**Information shown:**
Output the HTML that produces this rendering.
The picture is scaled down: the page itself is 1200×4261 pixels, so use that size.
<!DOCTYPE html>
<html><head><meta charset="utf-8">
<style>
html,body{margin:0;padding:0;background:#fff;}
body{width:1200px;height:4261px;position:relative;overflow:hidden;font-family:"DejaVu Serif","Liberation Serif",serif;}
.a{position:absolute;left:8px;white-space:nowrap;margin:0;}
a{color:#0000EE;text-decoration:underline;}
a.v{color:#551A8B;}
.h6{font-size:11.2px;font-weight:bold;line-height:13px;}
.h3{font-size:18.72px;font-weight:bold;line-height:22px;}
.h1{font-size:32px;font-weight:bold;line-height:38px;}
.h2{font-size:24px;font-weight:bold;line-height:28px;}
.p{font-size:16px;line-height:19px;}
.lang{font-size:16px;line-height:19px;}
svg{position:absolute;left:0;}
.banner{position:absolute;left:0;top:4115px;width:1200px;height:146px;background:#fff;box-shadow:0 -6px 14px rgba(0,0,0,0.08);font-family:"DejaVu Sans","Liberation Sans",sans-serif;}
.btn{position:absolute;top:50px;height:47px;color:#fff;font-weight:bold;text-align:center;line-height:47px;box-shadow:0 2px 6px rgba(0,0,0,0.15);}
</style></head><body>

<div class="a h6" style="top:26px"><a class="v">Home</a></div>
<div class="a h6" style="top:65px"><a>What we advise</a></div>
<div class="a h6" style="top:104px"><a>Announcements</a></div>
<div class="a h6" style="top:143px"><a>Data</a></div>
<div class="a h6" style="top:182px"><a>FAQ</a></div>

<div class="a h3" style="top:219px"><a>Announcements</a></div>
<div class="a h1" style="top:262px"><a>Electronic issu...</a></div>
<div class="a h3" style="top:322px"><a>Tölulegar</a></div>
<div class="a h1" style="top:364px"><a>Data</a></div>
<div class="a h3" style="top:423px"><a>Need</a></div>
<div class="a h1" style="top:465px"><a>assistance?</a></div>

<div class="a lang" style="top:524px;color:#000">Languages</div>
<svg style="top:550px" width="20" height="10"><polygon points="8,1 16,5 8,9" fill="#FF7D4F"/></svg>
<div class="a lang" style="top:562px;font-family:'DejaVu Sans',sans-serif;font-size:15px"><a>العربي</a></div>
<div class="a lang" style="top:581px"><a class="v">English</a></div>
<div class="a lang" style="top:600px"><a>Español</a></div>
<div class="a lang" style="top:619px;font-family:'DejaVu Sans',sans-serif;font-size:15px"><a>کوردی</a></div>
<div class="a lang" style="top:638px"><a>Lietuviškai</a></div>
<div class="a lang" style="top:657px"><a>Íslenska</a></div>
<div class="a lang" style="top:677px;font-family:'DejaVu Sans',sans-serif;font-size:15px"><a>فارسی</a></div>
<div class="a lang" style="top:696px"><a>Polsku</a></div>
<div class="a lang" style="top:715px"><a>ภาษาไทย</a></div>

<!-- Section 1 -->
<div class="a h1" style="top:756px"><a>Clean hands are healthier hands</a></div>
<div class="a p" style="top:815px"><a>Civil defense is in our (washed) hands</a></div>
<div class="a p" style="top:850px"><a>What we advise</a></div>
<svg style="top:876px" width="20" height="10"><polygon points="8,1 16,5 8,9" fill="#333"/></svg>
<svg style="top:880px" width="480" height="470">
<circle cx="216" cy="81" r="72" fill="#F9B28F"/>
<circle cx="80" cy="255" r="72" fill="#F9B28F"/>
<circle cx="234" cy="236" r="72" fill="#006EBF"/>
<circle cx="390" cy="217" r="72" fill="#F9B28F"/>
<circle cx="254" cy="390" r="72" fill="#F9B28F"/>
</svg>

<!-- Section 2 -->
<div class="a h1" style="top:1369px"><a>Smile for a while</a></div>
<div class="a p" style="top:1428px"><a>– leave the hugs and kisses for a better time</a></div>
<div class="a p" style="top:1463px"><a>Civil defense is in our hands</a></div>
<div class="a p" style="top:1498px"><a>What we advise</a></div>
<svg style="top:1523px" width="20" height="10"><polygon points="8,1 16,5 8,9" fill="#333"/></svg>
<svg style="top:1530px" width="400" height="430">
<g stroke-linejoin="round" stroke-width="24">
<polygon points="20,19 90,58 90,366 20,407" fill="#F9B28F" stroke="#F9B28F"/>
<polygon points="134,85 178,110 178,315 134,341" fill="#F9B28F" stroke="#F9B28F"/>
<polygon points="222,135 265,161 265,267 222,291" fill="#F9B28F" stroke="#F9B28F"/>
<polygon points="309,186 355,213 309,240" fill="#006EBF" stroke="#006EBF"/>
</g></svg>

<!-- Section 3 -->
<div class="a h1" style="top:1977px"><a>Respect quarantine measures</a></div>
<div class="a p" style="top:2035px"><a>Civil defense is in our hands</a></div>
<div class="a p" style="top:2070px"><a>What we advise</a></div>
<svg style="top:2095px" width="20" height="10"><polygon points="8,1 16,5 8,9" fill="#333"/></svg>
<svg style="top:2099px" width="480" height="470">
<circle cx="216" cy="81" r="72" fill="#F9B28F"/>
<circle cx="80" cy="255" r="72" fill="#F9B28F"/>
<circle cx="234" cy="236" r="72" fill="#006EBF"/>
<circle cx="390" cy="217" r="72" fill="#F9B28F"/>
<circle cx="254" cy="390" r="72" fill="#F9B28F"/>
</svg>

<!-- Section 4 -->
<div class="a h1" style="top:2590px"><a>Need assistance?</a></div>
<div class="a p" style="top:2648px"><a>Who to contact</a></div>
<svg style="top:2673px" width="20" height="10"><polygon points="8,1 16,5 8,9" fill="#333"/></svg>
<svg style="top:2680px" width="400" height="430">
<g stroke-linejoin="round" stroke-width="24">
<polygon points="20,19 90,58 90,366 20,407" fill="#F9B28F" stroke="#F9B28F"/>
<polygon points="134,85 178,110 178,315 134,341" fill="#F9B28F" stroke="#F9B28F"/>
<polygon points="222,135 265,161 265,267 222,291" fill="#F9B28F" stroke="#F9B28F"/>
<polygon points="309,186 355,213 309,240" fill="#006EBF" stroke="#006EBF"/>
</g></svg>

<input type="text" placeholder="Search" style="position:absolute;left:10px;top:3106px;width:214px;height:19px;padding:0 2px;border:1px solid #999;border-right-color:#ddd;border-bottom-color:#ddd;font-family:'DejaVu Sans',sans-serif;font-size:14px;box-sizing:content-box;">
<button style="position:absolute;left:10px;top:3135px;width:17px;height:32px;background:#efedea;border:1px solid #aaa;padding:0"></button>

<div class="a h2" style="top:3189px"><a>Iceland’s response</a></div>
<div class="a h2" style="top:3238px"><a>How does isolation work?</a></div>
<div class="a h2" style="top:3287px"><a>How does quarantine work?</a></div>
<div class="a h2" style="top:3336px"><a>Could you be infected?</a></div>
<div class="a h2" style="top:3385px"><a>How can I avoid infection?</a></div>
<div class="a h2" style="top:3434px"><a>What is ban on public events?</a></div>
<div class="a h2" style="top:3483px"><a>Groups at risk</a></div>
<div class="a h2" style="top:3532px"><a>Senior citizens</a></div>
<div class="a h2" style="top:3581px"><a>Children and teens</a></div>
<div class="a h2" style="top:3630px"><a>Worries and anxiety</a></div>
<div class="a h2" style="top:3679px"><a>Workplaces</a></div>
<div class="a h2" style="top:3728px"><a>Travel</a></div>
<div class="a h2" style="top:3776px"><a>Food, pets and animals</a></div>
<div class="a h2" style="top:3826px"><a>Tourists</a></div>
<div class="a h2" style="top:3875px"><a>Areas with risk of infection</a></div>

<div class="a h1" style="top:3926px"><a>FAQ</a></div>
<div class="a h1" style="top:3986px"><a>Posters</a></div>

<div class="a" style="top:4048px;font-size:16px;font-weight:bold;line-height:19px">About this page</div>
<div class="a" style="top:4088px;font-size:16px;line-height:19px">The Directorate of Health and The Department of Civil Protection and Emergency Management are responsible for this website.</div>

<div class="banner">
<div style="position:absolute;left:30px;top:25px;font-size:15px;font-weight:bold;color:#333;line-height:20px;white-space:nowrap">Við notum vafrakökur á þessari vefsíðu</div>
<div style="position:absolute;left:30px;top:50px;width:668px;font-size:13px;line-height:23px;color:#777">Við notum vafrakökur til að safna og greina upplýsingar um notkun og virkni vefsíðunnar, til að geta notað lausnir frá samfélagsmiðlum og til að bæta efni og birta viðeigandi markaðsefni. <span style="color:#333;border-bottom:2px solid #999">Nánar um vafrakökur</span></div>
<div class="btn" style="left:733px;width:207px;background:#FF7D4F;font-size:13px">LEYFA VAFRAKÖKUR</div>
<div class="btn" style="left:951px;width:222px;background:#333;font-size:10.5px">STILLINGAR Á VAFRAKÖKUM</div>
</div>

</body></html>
* * *
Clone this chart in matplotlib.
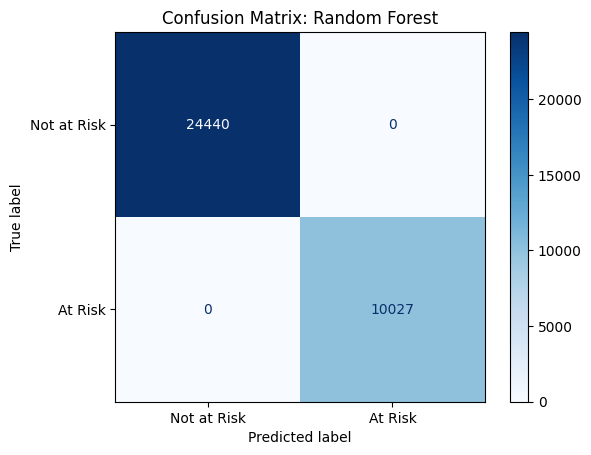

**Given problem:** Take each line containing the string "page" and copy it out.

**Result of this task:**
The picture is scaled down: the page itself is 1200×4261 pixels, so use that size.
<div class="a" style="top:4048px;font-size:16px;font-weight:bold;line-height:19px">About this page</div>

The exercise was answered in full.